On the genuineness of the marching orders from the NSA, IGP and even the president, he said he could not specifically say whether they were genuine or not, but insisted that there should be neutrality with regard to the security agents. He said: “Any person or group of persons, including the insurgents that attempt to disrupt the elections, destablise a community or frustrate the opponents through violence should be dealt with.”
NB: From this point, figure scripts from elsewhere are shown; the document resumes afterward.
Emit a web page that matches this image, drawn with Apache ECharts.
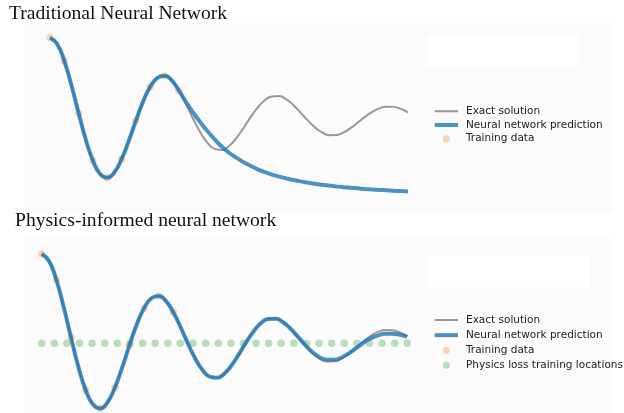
<!DOCTYPE html>
<html>
<head>
<meta charset="utf-8">
<script src="https://cdn.jsdelivr.net/npm/echarts@6/dist/echarts.min.js"></script>
<style>
html,body{margin:0;padding:0;background:#fff;}
#chart{width:624px;height:413px;}
</style>
</head>
<body>
<div id="chart"></div>
<script>
// ---- data ----
const topTitle = 'Traditional Neural Network';
const bottomTitle = 'Physics-informed neural network';
const legendTop = ['Exact solution', 'Neural network prediction', 'Training data'];
const legendBottom = ['Exact solution', 'Neural network prediction', 'Training data', 'Physics loss training locations'];
const lineNames = ['Exact solution', 'Neural network prediction'];

const tGrid = [0,0.02,0.04,0.06,0.08,0.10,0.12,0.14,0.16,0.18,0.20,0.22,0.24,0.26,0.28,0.30,0.32,0.34,0.36,0.38,0.40,
  0.42,0.44,0.46,0.48,0.50,0.52,0.54,0.56,0.58,0.60,0.62,0.64,0.66,0.68,0.70,0.72,0.74,0.76,0.78,0.80,
  0.82,0.84,0.86,0.88,0.90,0.92,0.94,0.96,0.98,1.00];

const exactSolution = [1.000,0.923,0.712,0.409,0.068,-0.258,-0.519,-0.683,-0.729,-0.661,-0.498,-0.273,-0.023,0.211,0.394,0.505,0.530,0.472,0.348,0.180,-0.003,
  -0.170,-0.299,-0.373,-0.385,-0.337,-0.242,-0.118,0.016,0.136,0.227,0.275,0.279,0.240,0.167,0.075,-0.021,-0.107,-0.170,-0.203,-0.202,
  -0.170,-0.115,-0.047,0.023,0.084,0.128,0.149,0.146,0.121,0.079];

const nnTop = [1.000,0.923,0.712,0.409,0.068,-0.258,-0.519,-0.683,-0.729,-0.661,-0.498,-0.273,-0.023,0.211,0.394,0.505,0.530,0.472,0.348,0.205,0.075,
  -0.045,-0.155,-0.255,-0.345,-0.420,-0.480,-0.535,-0.580,-0.625,-0.660,-0.690,-0.715,-0.737,-0.757,-0.774,-0.789,-0.803,-0.815,-0.826,-0.836,
  -0.845,-0.853,-0.860,-0.867,-0.873,-0.879,-0.884,-0.889,-0.894,-0.898];

const nnBottom = [1.000,0.923,0.712,0.409,0.068,-0.258,-0.519,-0.683,-0.729,-0.661,-0.498,-0.273,-0.023,0.211,0.394,0.505,0.530,0.472,0.348,0.180,-0.003,
  -0.170,-0.299,-0.373,-0.385,-0.337,-0.242,-0.118,0.016,0.136,0.227,0.272,0.274,0.236,0.166,0.077,-0.015,-0.097,-0.155,-0.183,-0.185,
  -0.160,-0.113,-0.054,0.006,0.056,0.090,0.106,0.107,0.095,0.075];

const trainT = [0,0.04,0.08,0.12,0.16,0.20,0.24,0.28,0.32,0.36];
const trainU = [1.000,0.712,0.068,-0.519,-0.729,-0.498,-0.023,0.394,0.530,0.348];

const physT = [0,0.0345,0.0690,0.1034,0.1379,0.1724,0.2069,0.2414,0.2759,0.3103,0.3448,0.3793,0.4138,0.4483,0.4828,
  0.5172,0.5517,0.5862,0.6207,0.6552,0.6897,0.7241,0.7586,0.7931,0.8276,0.8621,0.8966,0.9310,0.9655,1.0000];
const physU = [0,0,0,0,0,0,0,0,0,0,0,0,0,0,0,0,0,0,0,0,0,0,0,0,0,0,0,0,0,0];

// ---- build ----
const pairs = (xs, ys) => xs.map((x, i) => [x, ys[i]]);
const GREY = 'rgba(128,128,128,0.8)';
const BLUE = 'rgba(31,119,180,0.8)';
const ORANGE = 'rgba(255,127,14,0.4)';
const GREEN = 'rgba(44,160,44,0.4)';
const legendItems = names => names.map(n => lineNames.includes(n) ? {name: n, itemStyle: {opacity: 0}} : {name: n});
const legendFont = {fontFamily: 'DejaVu Sans', fontSize: 10.5, color: '#222', lineHeight: 13.7, padding: [0,0,0,3]};

const chart = echarts.init(document.getElementById('chart'), null, {renderer: 'canvas'});
chart.setOption({
  backgroundColor: '#ffffff',
  animation: false,
  title: [
    {text: topTitle, left: 9, top: 4, padding: 0,
     textStyle: {fontFamily: 'Liberation Serif', fontSize: 19.6, fontWeight: 'normal', color: '#111'}},
    {text: bottomTitle, left: 15, top: 211, padding: 0,
     textStyle: {fontFamily: 'Liberation Serif', fontSize: 19.6, fontWeight: 'normal', color: '#111'}}
  ],
  graphic: [
    {type: 'rect', z: -10, shape: {x: 25, y: 23, width: 587, height: 190}, style: {fill: '#fbfbfb'}},
    {type: 'rect', z: -9, shape: {x: 427, y: 35, width: 152, height: 32}, style: {fill: '#ffffff'}},
    {type: 'rect', z: -10, shape: {x: 25, y: 238, width: 587, height: 175}, style: {fill: '#fbfbfb'}},
    {type: 'rect', z: -9, shape: {x: 427, y: 255, width: 163, height: 32}, style: {fill: '#ffffff'}}
  ],
  grid: [
    {left: 50, width: 358, top: 29.6, height: 170.1},
    {left: 41.7, width: 365.6, top: 245.1, height: 166.1}
  ],
  xAxis: [
    {type: 'value', gridIndex: 0, min: 0, max: 1, show: false},
    {type: 'value', gridIndex: 1, min: 0, max: 1, show: false}
  ],
  yAxis: [
    {type: 'value', gridIndex: 0, min: -1, max: 1.1, show: false},
    {type: 'value', gridIndex: 1, min: -0.76, max: 1.1, show: false}
  ],
  legend: [
    {data: legendItems(legendTop), orient: 'vertical', left: 432.7, top: 104.4, padding: 0, itemWidth: 23.3, itemHeight: 7,
     itemGap: 0, selectedMode: false, textStyle: legendFont, lineStyle: {width: 'inherit'}},
    {data: legendItems(legendBottom), orient: 'vertical', left: 432.7, top: 312.5, padding: 0, itemWidth: 23.3, itemHeight: 7,
     itemGap: 0, selectedMode: false, textStyle: Object.assign({}, legendFont, {lineHeight: 15.1}), lineStyle: {width: 'inherit'}}
  ],
  series: [
    {name: 'Exact solution', type: 'line', xAxisIndex: 0, yAxisIndex: 0, data: pairs(tGrid, exactSolution),
     smooth: true, symbol: 'none', lineStyle: {color: GREY, width: 2}, itemStyle: {color: GREY}},
    {name: 'Neural network prediction', type: 'line', xAxisIndex: 0, yAxisIndex: 0, data: pairs(tGrid, nnTop),
     smooth: true, symbol: 'none', lineStyle: {color: BLUE, width: 4}, itemStyle: {color: BLUE}},
    {name: 'Training data', type: 'scatter', xAxisIndex: 0, yAxisIndex: 0, data: pairs(trainT, trainU),
     symbolSize: 7.5, itemStyle: {color: ORANGE}},

    {name: 'Exact solution', type: 'line', xAxisIndex: 1, yAxisIndex: 1, data: pairs(tGrid, exactSolution),
     smooth: true, symbol: 'none', clip: false, lineStyle: {color: GREY, width: 2}, itemStyle: {color: GREY}},
    {name: 'Neural network prediction', type: 'line', xAxisIndex: 1, yAxisIndex: 1, data: pairs(tGrid, nnBottom),
     smooth: true, symbol: 'none', clip: false, lineStyle: {color: BLUE, width: 4}, itemStyle: {color: BLUE}},
    {name: 'Training data', type: 'scatter', xAxisIndex: 1, yAxisIndex: 1, data: pairs(trainT, trainU),
     symbolSize: 7.5, clip: false, itemStyle: {color: ORANGE}},
    {name: 'Physics loss training locations', type: 'scatter', xAxisIndex: 1, yAxisIndex: 1, data: pairs(physT, physU),
     symbolSize: 7.5, itemStyle: {color: GREEN}}
  ]
});
</script>
</body>
</html>
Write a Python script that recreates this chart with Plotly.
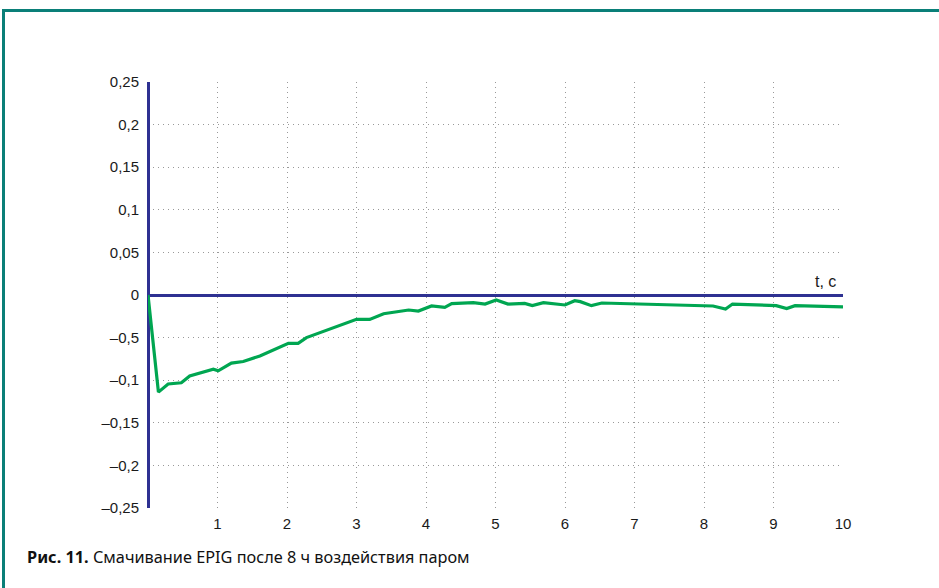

Dr. Bitrus called on President Buhari to borrow a leaf from what the former President Goodluck Jonathan did in the build up to the 2015 general election, particularly as it affects violence and security generally. He said: “In fact, what Jonathan did in 2014 should be replicated now. The then Service Chiefs were given marching orders and they promised to stabilise the polity within two to three weeks so that elections could hold in the whole country and they achieved that. There was no Boko Haram attack during that period and we had free and fair elections. Up till today, communities are still being sacked, and it should be addressed before the election because when you sack a community, you disenfranchise members of such communities, as they would be forced into the IDP camps where they will not be able to vote. “The government should ensure that there is a level playing ground for everybody contesting for elections. So, the security agents should stand up to their responsibility to ensure that we have a peaceful election and a peaceful Nigeria.”